Perform dynamic resource allocation. The fractals algorithm is somewhat unusual as the required number of iterations varies between points. Compared to simply setting a fixed number of iterations, complexity increases substantially (a random number of results may appear in one clock cycle, results are unordered) but so does performance.
Limit to 18-bit multiplications because it is the native width for Xilinx 6/7 series DSP48 blocks. It is straightforward to increase the internal bitwidth for higher resolution, but resource usage skyrockets.
Be (reasonably) vendor-independent.

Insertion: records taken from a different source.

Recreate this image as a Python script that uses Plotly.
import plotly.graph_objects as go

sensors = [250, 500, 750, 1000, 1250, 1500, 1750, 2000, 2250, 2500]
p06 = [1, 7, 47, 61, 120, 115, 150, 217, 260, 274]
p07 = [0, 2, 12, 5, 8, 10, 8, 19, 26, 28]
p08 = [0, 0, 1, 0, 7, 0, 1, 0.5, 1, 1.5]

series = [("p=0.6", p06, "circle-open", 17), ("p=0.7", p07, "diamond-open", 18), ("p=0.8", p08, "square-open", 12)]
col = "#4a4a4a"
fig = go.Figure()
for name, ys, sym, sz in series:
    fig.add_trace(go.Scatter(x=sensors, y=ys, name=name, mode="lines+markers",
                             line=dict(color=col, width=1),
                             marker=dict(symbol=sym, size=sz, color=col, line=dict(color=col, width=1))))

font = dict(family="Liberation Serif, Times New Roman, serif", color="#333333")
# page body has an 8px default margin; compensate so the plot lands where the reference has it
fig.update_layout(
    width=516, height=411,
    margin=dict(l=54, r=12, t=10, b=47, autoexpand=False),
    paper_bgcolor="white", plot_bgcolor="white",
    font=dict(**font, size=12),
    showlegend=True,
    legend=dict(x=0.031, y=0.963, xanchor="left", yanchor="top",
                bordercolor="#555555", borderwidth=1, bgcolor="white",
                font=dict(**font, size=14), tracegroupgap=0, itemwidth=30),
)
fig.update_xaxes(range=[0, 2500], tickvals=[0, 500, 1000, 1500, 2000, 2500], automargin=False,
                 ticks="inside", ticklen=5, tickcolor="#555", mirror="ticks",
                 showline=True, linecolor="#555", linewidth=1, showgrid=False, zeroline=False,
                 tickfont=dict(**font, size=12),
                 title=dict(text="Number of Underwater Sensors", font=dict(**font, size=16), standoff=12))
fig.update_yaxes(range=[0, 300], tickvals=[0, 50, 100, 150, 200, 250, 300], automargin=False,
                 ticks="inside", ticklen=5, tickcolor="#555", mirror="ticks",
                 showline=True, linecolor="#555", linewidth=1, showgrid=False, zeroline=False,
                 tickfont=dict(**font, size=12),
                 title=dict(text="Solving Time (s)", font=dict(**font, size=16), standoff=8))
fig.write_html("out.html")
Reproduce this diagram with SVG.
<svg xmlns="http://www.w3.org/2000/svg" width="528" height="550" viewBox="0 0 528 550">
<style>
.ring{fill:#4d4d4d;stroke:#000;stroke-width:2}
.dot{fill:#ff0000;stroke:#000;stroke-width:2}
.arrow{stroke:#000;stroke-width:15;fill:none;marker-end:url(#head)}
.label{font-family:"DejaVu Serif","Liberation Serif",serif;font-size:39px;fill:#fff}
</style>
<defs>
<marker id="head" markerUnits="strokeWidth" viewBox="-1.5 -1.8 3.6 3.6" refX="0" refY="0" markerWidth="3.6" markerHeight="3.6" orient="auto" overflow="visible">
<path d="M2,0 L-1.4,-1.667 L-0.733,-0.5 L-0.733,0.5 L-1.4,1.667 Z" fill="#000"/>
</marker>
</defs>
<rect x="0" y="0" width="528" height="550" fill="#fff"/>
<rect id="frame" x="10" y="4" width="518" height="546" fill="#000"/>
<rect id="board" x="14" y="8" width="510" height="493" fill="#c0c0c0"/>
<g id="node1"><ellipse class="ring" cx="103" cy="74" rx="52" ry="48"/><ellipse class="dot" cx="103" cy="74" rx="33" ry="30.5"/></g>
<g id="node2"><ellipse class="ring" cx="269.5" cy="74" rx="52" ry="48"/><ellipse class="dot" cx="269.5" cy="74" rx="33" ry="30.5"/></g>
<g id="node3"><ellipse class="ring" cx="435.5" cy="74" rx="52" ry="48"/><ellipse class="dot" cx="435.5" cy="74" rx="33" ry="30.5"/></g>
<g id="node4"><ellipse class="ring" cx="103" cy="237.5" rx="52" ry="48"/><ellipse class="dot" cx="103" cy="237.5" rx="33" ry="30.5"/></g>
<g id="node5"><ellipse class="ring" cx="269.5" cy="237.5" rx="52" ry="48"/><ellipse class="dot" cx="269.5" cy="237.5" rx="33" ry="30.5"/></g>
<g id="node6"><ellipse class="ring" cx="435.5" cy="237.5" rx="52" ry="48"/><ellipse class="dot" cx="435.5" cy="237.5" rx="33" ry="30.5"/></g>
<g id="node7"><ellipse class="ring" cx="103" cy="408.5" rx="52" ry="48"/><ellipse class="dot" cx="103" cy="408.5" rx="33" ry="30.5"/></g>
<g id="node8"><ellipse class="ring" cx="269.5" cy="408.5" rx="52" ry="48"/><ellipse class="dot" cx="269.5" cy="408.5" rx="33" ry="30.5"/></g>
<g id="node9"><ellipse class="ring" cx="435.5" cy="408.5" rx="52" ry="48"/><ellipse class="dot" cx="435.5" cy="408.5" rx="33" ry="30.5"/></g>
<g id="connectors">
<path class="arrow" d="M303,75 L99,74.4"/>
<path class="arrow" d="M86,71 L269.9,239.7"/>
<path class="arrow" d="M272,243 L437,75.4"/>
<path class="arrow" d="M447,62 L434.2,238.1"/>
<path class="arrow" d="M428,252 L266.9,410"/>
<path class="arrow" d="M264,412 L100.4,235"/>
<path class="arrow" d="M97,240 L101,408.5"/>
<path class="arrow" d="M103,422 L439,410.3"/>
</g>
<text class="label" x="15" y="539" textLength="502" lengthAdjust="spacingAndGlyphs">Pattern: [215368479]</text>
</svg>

I decided to go for the open-source “J1B” soft-core CPU instead of e.g. Microblaze MCS, which would have been very straightforward.
Instead of the original “gforth” toolchain for J1B, I decided to use my own simple compiler / assembler “forthytwo.exe” which got cleaned up along the way.
Floating point math for performance-uncritical code on the CPU.
“For when you gaze long into the rabbit hole, the rabbit hole gazes back into you”.
My own “minimal” float implementation doesn’t try to be as refined or safe as IEEE 754, but is small and does a great job so far.
A CPU Bootloader on plain UART (meaning no proprietary Xilinx JTAG). The included bootloader implements robust synchronization and efficient binary upload.
No esoteric tools, be able to run on Windows (again, Linux would be easier). On a clean Windows PC, the build system can be set up by installing MinGW (developer settings), Vivado and Verilator. See my install notes for the latter. Use e.g. Teraterm with the bootloader.
Batteries-included project, intended for reuse by deleting what is not needed (maybe this is more on the microcontroller side, as the fractals part is quite problem-specific)
Ready/valid design pattern notes
The calculation engine relies heavily on the valid/ready handshaking paradigm, which is used consistently throughout the chain.

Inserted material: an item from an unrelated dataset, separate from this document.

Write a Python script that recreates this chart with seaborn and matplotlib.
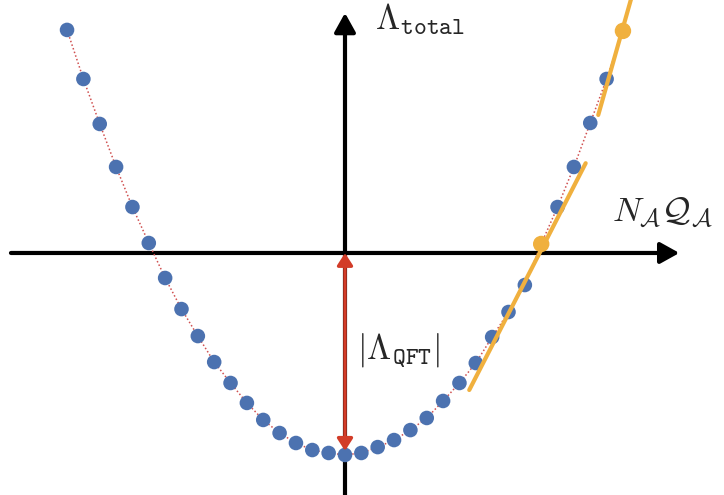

Here, it is quite essential, for a simple reason: The 200 MHz clock rate of the fractal generator is less than two times the VGA pixel rate. Any “sub-optimal” handshaking scheme that required an idle clock cycle to recover would break the architecture.

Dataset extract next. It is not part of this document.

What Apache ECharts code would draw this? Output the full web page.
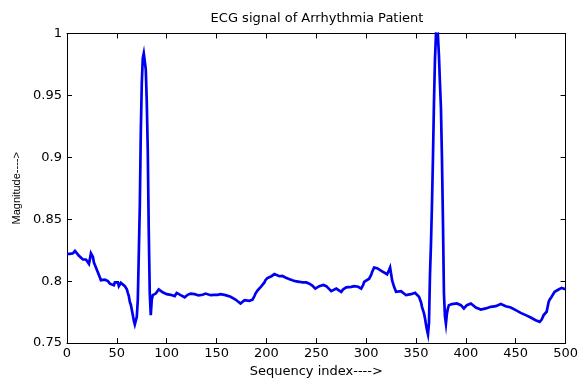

Ready / valid combinational path problem
In a typical processing block, data moves in lock-step through a sequence of registers. When cascading any number of such blocks via ready-/valid interfaces, the “ready” signals form a combinational path from the end to the beginning of the chain. This can make timing closure difficult or impossible. The problem is clear to see when considering what happens when the end of the processing chain signals “not ready” (to accept data): The data over the whole length of the pipeline has nowhere to go, therefore the whole chain must be stopped within a single clock cycle.

The solution is to divide the chain into multiple segments using FIFOs (2 slots is enough). There’s a catch: I could design an “optimized” FIFO that will accept data even if full, as long as an element is taken from the output in the same clock cycle. This “optimization” would introduce exactly the combinational path the FIFO is supposed to break, thus it would be useless for decoupling the combinational chain. In other words, the input of the FIFO may not use the output-side “ready” signal combinationally.

Ready / valid flow control
Maybe this is obvious, but the data flow in a ready-/valid chain can be stalled at any point simply by inserting a block that forces both valid and ready signal to zero (not asserted). This block may be combinational and may depend on an observed data value. This pattern is used to stop the calculation engine from running too far ahead of the monitor’s electron beam.

RTL implementation
Clock domain
There are three clock domains:

The calculation engine (most of the design) at 200 MHz. This could be pushed higher but would make the design more difficult to work with. Right now, there is no reason for doing so, and the chip already runs quite hot.
The VGA monitor signals at a pixel frequency of 148.5 MHz
The J1B CPU at 100 MHz, because its critical path is too slow for 200 MHz operation.”